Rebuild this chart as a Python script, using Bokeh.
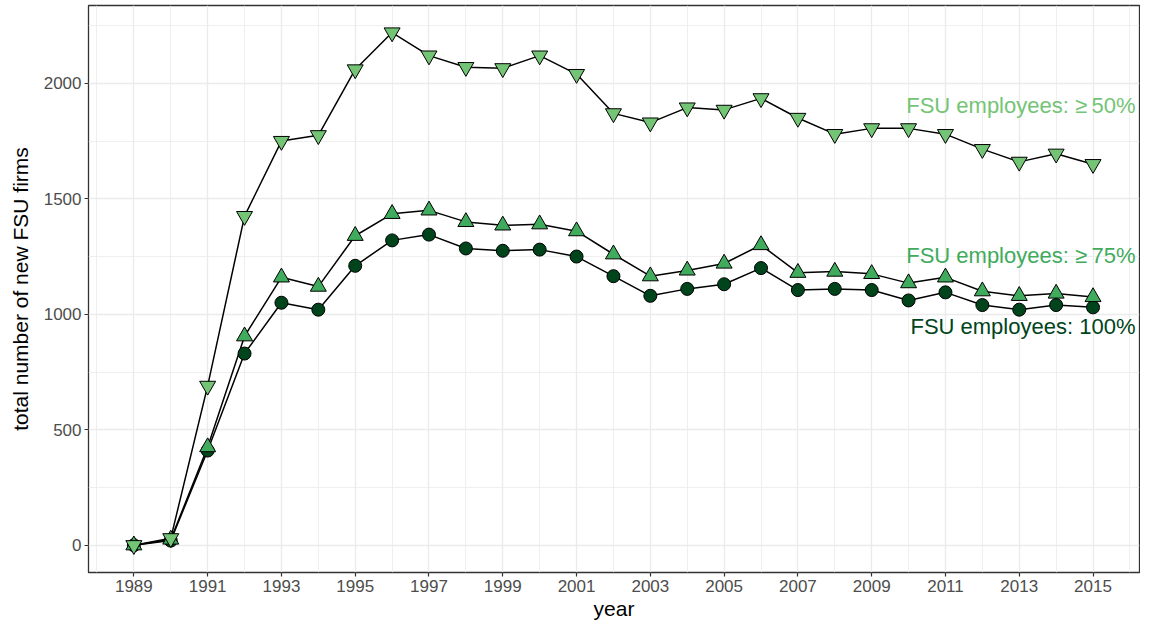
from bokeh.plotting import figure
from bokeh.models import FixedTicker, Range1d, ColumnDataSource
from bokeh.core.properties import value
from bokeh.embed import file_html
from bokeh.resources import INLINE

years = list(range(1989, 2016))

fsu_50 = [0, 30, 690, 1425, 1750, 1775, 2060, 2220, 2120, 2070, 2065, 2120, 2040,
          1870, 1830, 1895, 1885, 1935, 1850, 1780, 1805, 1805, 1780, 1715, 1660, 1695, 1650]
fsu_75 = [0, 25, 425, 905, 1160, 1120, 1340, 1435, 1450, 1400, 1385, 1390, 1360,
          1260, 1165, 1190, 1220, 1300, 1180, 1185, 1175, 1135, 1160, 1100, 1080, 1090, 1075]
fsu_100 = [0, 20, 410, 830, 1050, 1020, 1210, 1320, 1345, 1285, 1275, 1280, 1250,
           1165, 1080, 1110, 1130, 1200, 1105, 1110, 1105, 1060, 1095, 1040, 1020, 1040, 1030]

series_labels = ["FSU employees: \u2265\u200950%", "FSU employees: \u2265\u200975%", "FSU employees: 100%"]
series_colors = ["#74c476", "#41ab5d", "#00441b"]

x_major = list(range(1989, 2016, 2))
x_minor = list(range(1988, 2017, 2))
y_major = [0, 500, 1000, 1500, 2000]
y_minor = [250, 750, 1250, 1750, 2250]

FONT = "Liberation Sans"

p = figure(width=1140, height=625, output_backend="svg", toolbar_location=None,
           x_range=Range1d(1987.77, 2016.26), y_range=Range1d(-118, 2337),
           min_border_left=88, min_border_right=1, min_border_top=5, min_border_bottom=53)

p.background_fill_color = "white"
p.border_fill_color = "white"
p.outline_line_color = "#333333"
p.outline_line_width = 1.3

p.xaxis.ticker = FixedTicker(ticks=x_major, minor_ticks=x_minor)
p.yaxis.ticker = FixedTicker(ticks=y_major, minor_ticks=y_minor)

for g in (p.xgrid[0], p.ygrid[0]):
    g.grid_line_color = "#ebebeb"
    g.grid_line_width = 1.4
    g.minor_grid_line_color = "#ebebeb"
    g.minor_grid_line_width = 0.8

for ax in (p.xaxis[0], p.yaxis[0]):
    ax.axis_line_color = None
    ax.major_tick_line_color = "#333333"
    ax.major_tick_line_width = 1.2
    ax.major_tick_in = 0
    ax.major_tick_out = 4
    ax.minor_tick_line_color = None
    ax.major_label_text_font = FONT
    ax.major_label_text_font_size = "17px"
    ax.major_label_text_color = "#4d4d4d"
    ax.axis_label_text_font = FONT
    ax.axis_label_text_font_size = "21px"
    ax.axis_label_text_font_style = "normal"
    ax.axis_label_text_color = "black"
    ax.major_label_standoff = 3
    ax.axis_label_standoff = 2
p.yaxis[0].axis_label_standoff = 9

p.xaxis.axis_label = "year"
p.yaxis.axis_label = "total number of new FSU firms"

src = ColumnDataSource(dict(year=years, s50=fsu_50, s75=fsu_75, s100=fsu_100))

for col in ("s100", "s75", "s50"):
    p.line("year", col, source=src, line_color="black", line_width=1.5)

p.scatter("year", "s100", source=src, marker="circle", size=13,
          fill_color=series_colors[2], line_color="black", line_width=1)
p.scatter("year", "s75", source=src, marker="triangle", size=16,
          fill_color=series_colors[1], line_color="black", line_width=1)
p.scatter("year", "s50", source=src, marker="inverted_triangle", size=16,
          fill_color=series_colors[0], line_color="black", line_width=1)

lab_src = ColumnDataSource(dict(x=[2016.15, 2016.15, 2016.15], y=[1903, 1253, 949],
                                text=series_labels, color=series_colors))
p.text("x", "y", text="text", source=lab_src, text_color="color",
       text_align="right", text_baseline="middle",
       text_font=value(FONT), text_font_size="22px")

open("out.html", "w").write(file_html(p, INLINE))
◇ ◇ ◇ ◇
# WRITTEN REQUEST
From the material above, copy everything exactly but the pictures.

# OUTPUT OF THE TASK
Rebuild this chart as a Python script, using Bokeh.
from bokeh.plotting import figure
from bokeh.models import FixedTicker, Range1d, ColumnDataSource
from bokeh.core.properties import value
from bokeh.embed import file_html
from bokeh.resources import INLINE

years = list(range(1989, 2016))

fsu_50 = [0, 30, 690, 1425, 1750, 1775, 2060, 2220, 2120, 2070, 2065, 2120, 2040,
          1870, 1830, 1895, 1885, 1935, 1850, 1780, 1805, 1805, 1780, 1715, 1660, 1695, 1650]
fsu_75 = [0, 25, 425, 905, 1160, 1120, 1340, 1435, 1450, 1400, 1385, 1390, 1360,
          1260, 1165, 1190, 1220, 1300, 1180, 1185, 1175, 1135, 1160, 1100, 1080, 1090, 1075]
fsu_100 = [0, 20, 410, 830, 1050, 1020, 1210, 1320, 1345, 1285, 1275, 1280, 1250,
           1165, 1080, 1110, 1130, 1200, 1105, 1110, 1105, 1060, 1095, 1040, 1020, 1040, 1030]

series_labels = ["FSU employees: \u2265\u200950%", "FSU employees: \u2265\u200975%", "FSU employees: 100%"]
series_colors = ["#74c476", "#41ab5d", "#00441b"]

x_major = list(range(1989, 2016, 2))
x_minor = list(range(1988, 2017, 2))
y_major = [0, 500, 1000, 1500, 2000]
y_minor = [250, 750, 1250, 1750, 2250]

FONT = "Liberation Sans"

p = figure(width=1140, height=625, output_backend="svg", toolbar_location=None,
           x_range=Range1d(1987.77, 2016.26), y_range=Range1d(-118, 2337),
           min_border_left=88, min_border_right=1, min_border_top=5, min_border_bottom=53)

p.background_fill_color = "white"
p.border_fill_color = "white"
p.outline_line_color = "#333333"
p.outline_line_width = 1.3

p.xaxis.ticker = FixedTicker(ticks=x_major, minor_ticks=x_minor)
p.yaxis.ticker = FixedTicker(ticks=y_major, minor_ticks=y_minor)

for g in (p.xgrid[0], p.ygrid[0]):
    g.grid_line_color = "#ebebeb"
    g.grid_line_width = 1.4
    g.minor_grid_line_color = "#ebebeb"
    g.minor_grid_line_width = 0.8

for ax in (p.xaxis[0], p.yaxis[0]):
    ax.axis_line_color = None
    ax.major_tick_line_color = "#333333"
    ax.major_tick_line_width = 1.2
    ax.major_tick_in = 0
    ax.major_tick_out = 4
    ax.minor_tick_line_color = None
    ax.major_label_text_font = FONT
    ax.major_label_text_font_size = "17px"
    ax.major_label_text_color = "#4d4d4d"
    ax.axis_label_text_font = FONT
    ax.axis_label_text_font_size = "21px"
    ax.axis_label_text_font_style = "normal"
    ax.axis_label_text_color = "black"
    ax.major_label_standoff = 3
    ax.axis_label_standoff = 2
p.yaxis[0].axis_label_standoff = 9

p.xaxis.axis_label = "year"
p.yaxis.axis_label = "total number of new FSU firms"

src = ColumnDataSource(dict(year=years, s50=fsu_50, s75=fsu_75, s100=fsu_100))

for col in ("s100", "s75", "s50"):
    p.line("year", col, source=src, line_color="black", line_width=1.5)

p.scatter("year", "s100", source=src, marker="circle", size=13,
          fill_color=series_colors[2], line_color="black", line_width=1)
p.scatter("year", "s75", source=src, marker="triangle", size=16,
          fill_color=series_colors[1], line_color="black", line_width=1)
p.scatter("year", "s50", source=src, marker="inverted_triangle", size=16,
          fill_color=series_colors[0], line_color="black", line_width=1)

lab_src = ColumnDataSource(dict(x=[2016.15, 2016.15, 2016.15], y=[1903, 1253, 949],
                                text=series_labels, color=series_colors))
p.text("x", "y", text="text", source=lab_src, text_color="color",
       text_align="right", text_baseline="middle",
       text_font=value(FONT), text_font_size="22px")

open("out.html", "w").write(file_html(p, INLINE))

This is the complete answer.